Byron, 28, said: “I’m delighted with the horse, particularly how fast he went early on today. We didn’t quite have enough turn of foot after the last but he’s been consistent all season.”

The Subaru restricted series is for horses who have not won under rules (with the exception of a maiden or hunt members race) and it is a points-based series, with horses accumulating points since November.

Northgeorge finished third in the final race, but with four wins, three seconds and two thirds already under his belt this season, it was good enough to secure the series title.

 

Jockey survives slipping saddle

 

The Teresa Clark-owned Our Chief survived his saddle slipping back and a hairy jump at the last to win the final, ahead of Exclusive Rights (Claire Hart) and Northgeorge, and secured the £6,000 prize for the White, Phippen and Finn Partnership.

Jockey Martin McIntyre was consequently handed a two-day ban following a stewards enquiry, who concluded he was interfering with the horse on the home straight.

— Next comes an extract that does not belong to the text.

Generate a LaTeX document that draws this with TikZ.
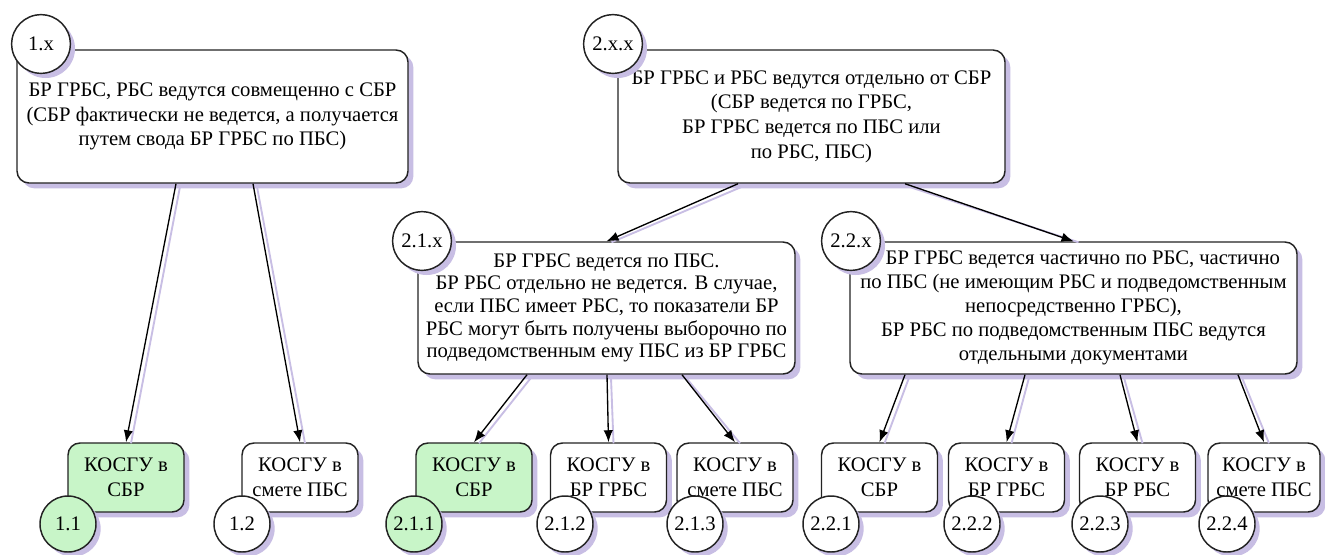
\documentclass[tikz,border=0pt]{standalone}
\usepackage{fontspec}
\setmainfont{Liberation Serif}
\usetikzlibrary{shadows,arrows.meta,calc}
\definecolor{shd}{RGB}{200,190,228}
\definecolor{grn}{RGB}{200,245,200}
\definecolor{edgec}{RGB}{35,35,35}
\begin{document}
\begin{tikzpicture}[x=0.75pt,y=-0.75pt,
  font=\rmfamily\fontsize{15.5}{18.5}\selectfont,
  box/.style={draw=edgec, line width=1.1pt, rounded corners=9pt, fill=white,
    align=center, inner sep=0pt,
    drop shadow={shadow xshift=4pt, shadow yshift=-4pt, fill=shd, opacity=1}},
  smallbox/.style={box, minimum width=87pt, minimum height=51.75pt},
  lbl/.style={circle, draw=edgec, line width=1.1pt, fill=white, inner sep=0pt,
    minimum size=44pt,
    drop shadow={shadow xshift=3.5pt, shadow yshift=-3.5pt, fill=shd, opacity=1}},
  slbl/.style={lbl, minimum size=42pt},
  arr/.style={-{Latex[length=9pt,width=7pt]}, line width=1pt, black},
  arrs/.style={line width=1.4pt, shd}
]
\useasboundingbox (0,0) rectangle (1325,554);
\fill[white] (0,0) rectangle (1325,554);

% big boxes
\node[box, minimum width=293.25pt, minimum height=99.75pt] (b1x) at (212.5,116.5)
  {БР ГРБС, РБС ведутся совмещенно с СБР\\(СБР фактически не ведется, а получается\\путем свода БР ГРБС по ПБС)};
\node[box, minimum width=290.25pt, minimum height=99.75pt] (b2xx) at (811.5,116.5)
  {БР ГРБС и РБС ведутся отдельно от СБР\\(СБР ведется по ГРБС,\\БР ГРБС ведется по ПБС или\\по РБС, ПБС)};
\node[box, minimum width=282.75pt, minimum height=99pt, font=\rmfamily\fontsize{15.5}{17}\selectfont] (b21x) at (606.5,308)
  {БР ГРБС ведется по ПБС.\\БР РБС отдельно не ведется. В случае,\\если ПБС имеет РБС, то показатели БР\\РБС могут быть получены выборочно по\\подведомственным ему ПБС из БР ГРБС};
\node[box, minimum width=335.25pt, minimum height=99pt, font=\rmfamily\fontsize{15.5}{18}\selectfont] (b22x) at (1073.5,308)
  {\hspace*{14pt}БР ГРБС ведется частично по РБС, частично\\по ПБС (не имеющим РБС и подведомственным\\непосредственно ГРБС),\\БР РБС по подведомственным ПБС ведутся\\отдельными документами};

% small boxes
\node[smallbox, fill=grn] (b11) at (126,477.5) {КОСГУ в\\СБР};
\node[smallbox] (b12) at (300,477.5) {КОСГУ в\\смете ПБС};
\node[smallbox, fill=grn] (b211) at (474,477.5) {КОСГУ в\\СБР};
\node[smallbox] (b212) at (608.5,477.5) {КОСГУ в\\БР ГРБС};
\node[smallbox] (b213) at (735,477.5) {КОСГУ в\\смете ПБС};
\node[smallbox] (b221) at (879.5,477.5) {КОСГУ в\\СБР};
\node[smallbox] (b222) at (1006.5,477.5) {КОСГУ в\\БР ГРБС};
\node[smallbox] (b223) at (1137.5,477.5) {КОСГУ в\\БР РБС};
\node[smallbox, minimum width=84pt] (b224) at (1264,477.5) {КОСГУ в\\смете ПБС};

% arrows (shadow first, then arrow)
\foreach \s/\dx/\t in {b1x/-36.5/b11, b1x/40.5/b12, b2xx/-73.5/b21x, b2xx/93.5/b22x,
  b21x/-79.5/b211, b21x/0.5/b212, b21x/75.5/b213,
  b22x/-168.5/b221, b22x/-48.5/b222, b22x/46.5/b223, b22x/164.5/b224}{
  \draw[arrs] ($(\s.south)+(\dx+4,3)$) -- ($(\t.north)+(5,1)$);
  \draw[arr] ($(\s.south)+(\dx,0)$) -- (\t.north);
}

% labels
\node[lbl] (c1x) at (41,44) {1.x};
\node[lbl] (c2xx) at (613,44) {2.x.x};
\node[lbl] (c21x) at (422,241) {2.1.x};
\node[lbl] (c22x) at (851,241) {2.2.x};
\node[slbl, fill=grn] (c11) at (68,524) {1.1};
\node[slbl] (c12) at (242,524) {1.2};
\node[slbl, fill=grn] (c211) at (414,524) {2.1.1};
\node[slbl] (c212) at (565,524) {2.1.2};
\node[slbl] (c213) at (695,524) {2.1.3};
\node[slbl] (c221) at (831,524) {2.2.1};
\node[slbl] (c222) at (972,524) {2.2.2};
\node[slbl] (c223) at (1100,524) {2.2.3};
\node[slbl] (c224) at (1227,524) {2.2.4};
\end{tikzpicture}
\end{document}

“I had to sit up to the last because the girth was right back and the saddle was wobbling,” said Martin. “I think my suspension is a bit harsh; at the end of the day he was in touch and trying hard.”

This seven-year-old by Old Vic struggled with a breathing problem earlier in the year and underwent a wind operation.

“I said at the start of the season I wanted to nail a hunter chase and I thought this horse was capable. But then I saw the field here today and thought coming third would be good,” said Teresa. “This is my biggest win as a trainer — he’s a delightful horse to have on the yard.”

Our Chief Image by Dave Mullany

Our Chief. Image by Dave Mullany


Hart takes ladies’ title

 

The £10,000 AGA ladies final saw Claire Hart take the title aboard the Hutsbys’-owned and trained Penmore Hill. Pauline Harkin’s Popaway (Immy Robinson) closed the gap after the last to be beaten by three-quarters of a length. The favourite Queens Bay (Bryony Frost) finished third.

This was the concluding race for the AGA series, as the sponsorship has come to an end after six years.

AGA’s David Simpson, a popular face on the circuit who is fondly known as ‘the AGA man’, said it was “an emotional day”, but added that having “six runners for a £10,000 final would suggest the series has run its course”.